Passive income is money that comes in without you having to work for it. Some of my favourite passive income ideas are UK dividend stocks.
Dividends are never guaranteed, though. So I try to use a variety of UK dividend shares as passive income ideas to limit the impact of a dividend cut by any one of my holdings. Here are five FTSE 100 shares I’d use as passive income ideas today.
Ringing up passive income
Mobile phone giant Vodafone pays out a yield of over 6%. That earns it a spot on my list of passive income ideas to consider.
With international exposure, continued growth for data demand, and a strong consumer brand, I like the prospects for Vodafone. But one cloud on the horizon is the high capital expenditure mobile networks require as technology evolves, as seen with the 5G rollout. That could eat into profits.
Passive income ideas in the City
Investment manager M&G enjoys a number of strengths, such as a well-established brand, entrenched customer base and revenue of over £5bn last year.
However, even after the share price has appreciated 46% in a year, the shares still yield over 7%. With one of the highest yields in the FTSE 100 index, they are among the passive income ideas I would consider for my portfolio. However, one risk is increased competition from the growing number of fintech firms. That could spell lower profits for companies like M&G.
Water choice
In the game Monopoly, utilities are often a dull but steady source of income. I think that also explains their appeal as passive income ideas.
United Utilities yields over 4%. The northwestern water and waste management specialist benefits from steady, predictable demand and limited consumer choice. Risks include possibly heightened costs of maintaining aging infrastructure like Haweswater Aqueduct.
This aisle for passive income ideas
Most people are familiar with Tesco as a supermarket chain. But I think Tesco could also be a good place to shop for passive income.
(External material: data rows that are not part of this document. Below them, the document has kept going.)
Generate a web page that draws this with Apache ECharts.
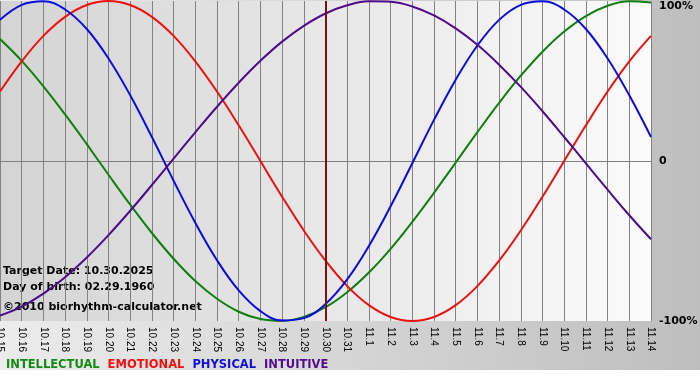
<!DOCTYPE html>
<html>
<head>
<meta charset="utf-8">
<script src="https://cdn.jsdelivr.net/npm/echarts@6/dist/echarts.min.js"></script>
<style>
  html, body { margin: 0; padding: 0; background: #fff; }
  #bioContainer { width: 700px; height: 380px; }
</style>
</head>
<body>
<div id="bioContainer"></div>
<script>
// days shown on the x axis
var days = ['10.15','10.16','10.17','10.18','10.19','10.20','10.21','10.22','10.23','10.24',
    '10.25','10.26','10.27','10.28','10.29','10.30','10.31','11.1','11.2','11.3',
    '11.4','11.5','11.6','11.7','11.8','11.9','11.10','11.11','11.12','11.13','11.14'];

// cycle values in percent, one per day
var intellectual = [76.2,62.6,46.7,29.1,10.5,-8.6,-27.3,-45.0,-61.1,-75.0,-86.1,-94.2,-98.8,-99.9,-97.4,-91.4,
    -82.0,-69.7,-54.9,-38.0,-19.9,-1.0,18.0,36.3,53.3,68.3,80.9,90.6,97.0,99.8,99.1];
var emotional = [43.4,62.3,78.2,90.1,97.5,100,97.5,90.1,78.2,62.3,43.4,22.3,0,-22.3,-43.4,-62.3,
    -78.2,-90.1,-97.5,-100,-97.5,-90.1,-78.2,-62.3,-43.4,-22.3,0,22.3,43.4,62.3,78.2];
var physical = [88.2,97.6,99.9,94.7,82.5,64.1,41.1,15.0,-12.3,-38.6,-62.0,-80.9,-93.8,-99.7,-98.2,-89.4,
    -74.0,-53.1,-28.3,-1.4,25.7,50.8,72.2,88.2,97.6,99.9,94.7,82.5,64.1,41.1,15.0];
var intuitive = [-96.6,-91.0,-82.9,-72.6,-60.3,-46.3,-31.1,-15.0,1.5,17.9,33.9,48.9,62.6,74.6,84.5,92.2,
    97.3,99.8,99.5,96.6,91.0,82.9,72.6,60.2,46.3,31.1,15.0,-1.5,-17.9,-33.9,-48.9];

var yTicks = [-100, 0, 100];
var yTickLabels = ['-100%', '0', '100%'];
var targetDay = '10.30';
var infoLines = ['Target Date: 10.30.2025', 'Day of birth: 02.29.1960', '\u00a92010 biorhythm-calculator.net'];

var dom = document.getElementById('bioContainer');
var myChart = echarts.init(dom);
var option = null;

function cycle(name, data, color) {
    return {
        name: name,
        type: 'line',
        data: data,
        smooth: 0.4,
        showSymbol: false,
        silent: true,
        lineStyle: { color: color, width: 2 },
        itemStyle: { color: color }
    };
}

var series = [
    cycle('INTELLECTUAL', intellectual, '#0f7f0f'),
    cycle('EMOTIONAL', emotional, '#ec1111'),
    cycle('PHYSICAL', physical, '#0c0cdc'),
    cycle('INTUITIVE', intuitive, '#4e0c88')
];
// today's marker
series[0].markLine = {
    silent: true,
    symbol: 'none',
    label: { show: false },
    lineStyle: { color: '#7d1212', width: 2, type: 'solid' },
    data: [{ xAxis: targetDay }]
};

option = {
    animation: false,
    backgroundColor: new echarts.graphic.LinearGradient(0, 0, 1, 0, [
        { offset: 0, color: '#ececec' },
        { offset: 1, color: '#bebebe' }
    ]),
    textStyle: { fontFamily: 'DejaVu Sans' },
    grid: {
        left: 0, right: 49, top: 1, bottom: 59,
        outerBoundsMode: 'none',
        containLabel: false,
        show: true,
        borderWidth: 0,
        backgroundColor: new echarts.graphic.LinearGradient(0, 0, 1, 0, [
            { offset: 0, color: '#d4d4d4' },
            { offset: 1, color: '#fbfbfb' }
        ])
    },
    legend: {
        left: -4,
        top: 354,
        icon: 'none',
        itemWidth: 0,
        itemHeight: 0,
        itemGap: 3,
        selectedMode: false,
        textStyle: { fontFamily: 'DejaVu Sans', fontSize: 11.5, fontWeight: 'bold' },
        data: [
            { name: 'INTELLECTUAL', textStyle: { color: '#138a13' } },
            { name: 'EMOTIONAL', textStyle: { color: '#f01212' } },
            { name: 'PHYSICAL', textStyle: { color: '#1010d8' } },
            { name: 'INTUITIVE', textStyle: { color: '#520c8c' } }
        ]
    },
    xAxis: {
        type: 'category',
        data: days,
        boundaryGap: false,
        axisLine: { lineStyle: { color: '#808080', width: 1 } },
        axisTick: { show: true, interval: 0, length: 4, lineStyle: { color: '#808080' } },
        axisLabel: {
            interval: 0,
            rotate: -90,
            margin: 6,
            hideOverlap: false,
            color: '#000',
            fontFamily: 'Liberation Sans',
            fontSize: 10
        },
        splitLine: { show: true, interval: 0, lineStyle: { color: '#828282', width: 1 } }
    },
    yAxis: {
        type: 'value',
        position: 'right',
        min: -100,
        max: 100,
        interval: 100,
        axisLine: { show: false },
        axisTick: { show: false },
        axisLabel: {
            margin: 8,
            color: '#000',
            fontFamily: 'DejaVu Sans',
            fontSize: 11,
            fontWeight: 'bold',
            formatter: function (v) {
                var label = yTickLabels[yTicks.indexOf(v)];
                return v === 100 ? '{top|' + label + '}' : label;
            },
            rich: {
                top: { fontFamily: 'DejaVu Sans', fontSize: 11, fontWeight: 'bold', color: '#000', padding: [11, 0, 0, 0] }
            }
        },
        splitLine: { show: true, lineStyle: { color: ['rgba(0,0,0,0)', '#828282', 'rgba(0,0,0,0)'], width: 1 } }
    },
    graphic: [
        { type: 'rect', left: 0, top: 370, shape: { width: 700, height: 10 }, style: { fill: '#ffffff' }, silent: true },
        { type: 'text', x: 3, y: 271, style: { text: infoLines[0], font: 'bold 11px "DejaVu Sans"', fill: '#000', verticalAlign: 'middle' }, silent: true },
        { type: 'text', x: 3, y: 287, style: { text: infoLines[1], font: 'bold 11px "DejaVu Sans"', fill: '#000', verticalAlign: 'middle' }, silent: true },
        { type: 'text', x: 3, y: 307, style: { text: infoLines[2], font: 'bold 11px "DejaVu Sans"', fill: '#000', verticalAlign: 'middle' }, silent: true }
    ],
    series: series
};

if (option && typeof option === 'object') {
    myChart.setOption(option, true);
}
</script>
</body>
</html>
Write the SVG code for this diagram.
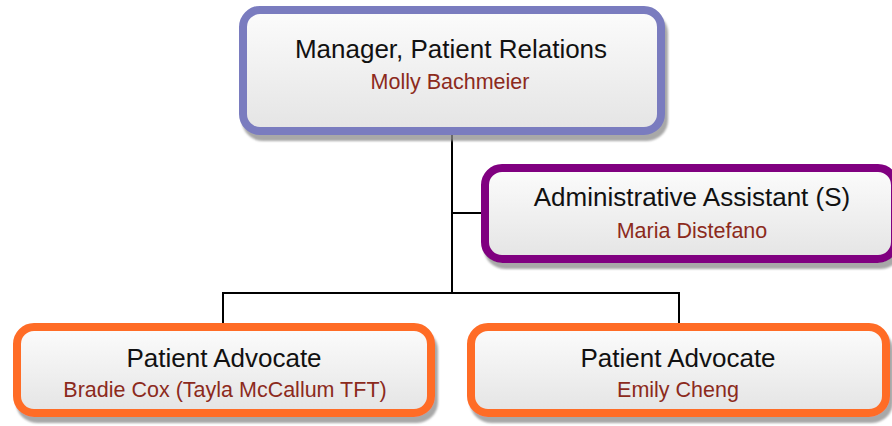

Tesco shares yield over 4%. Its recent first-quarter results showed that it managed to maintain the higher level of sales it achieved at the start of last year. As a bid for rival Morrisons suggests, the UK supermarket sector has attractions for investors such as significant property assets and large cashflows. However, margins have declined over the past decade or so. One risk is that increased online shopping leads to further margin dilution, due to delivery costs.
Imperial Brands
Tobacco maker Imperial Brands unveiled a new strategy this year, which aims to offset declining cigarette volumes by increasing marketing and pushing up prices. I think that buys it time to widen its future revenue streams, although the sale of its premium cigar business makes it more dependent on cigarettes than before.
Falling cigarette use in many markets is a key risk here. Even with the new strategy, falling revenues and profits remain possible. Set against that, even after a dividend cut last year Imperial still yields over 8%. That makes it one of my favourite passive income ideas.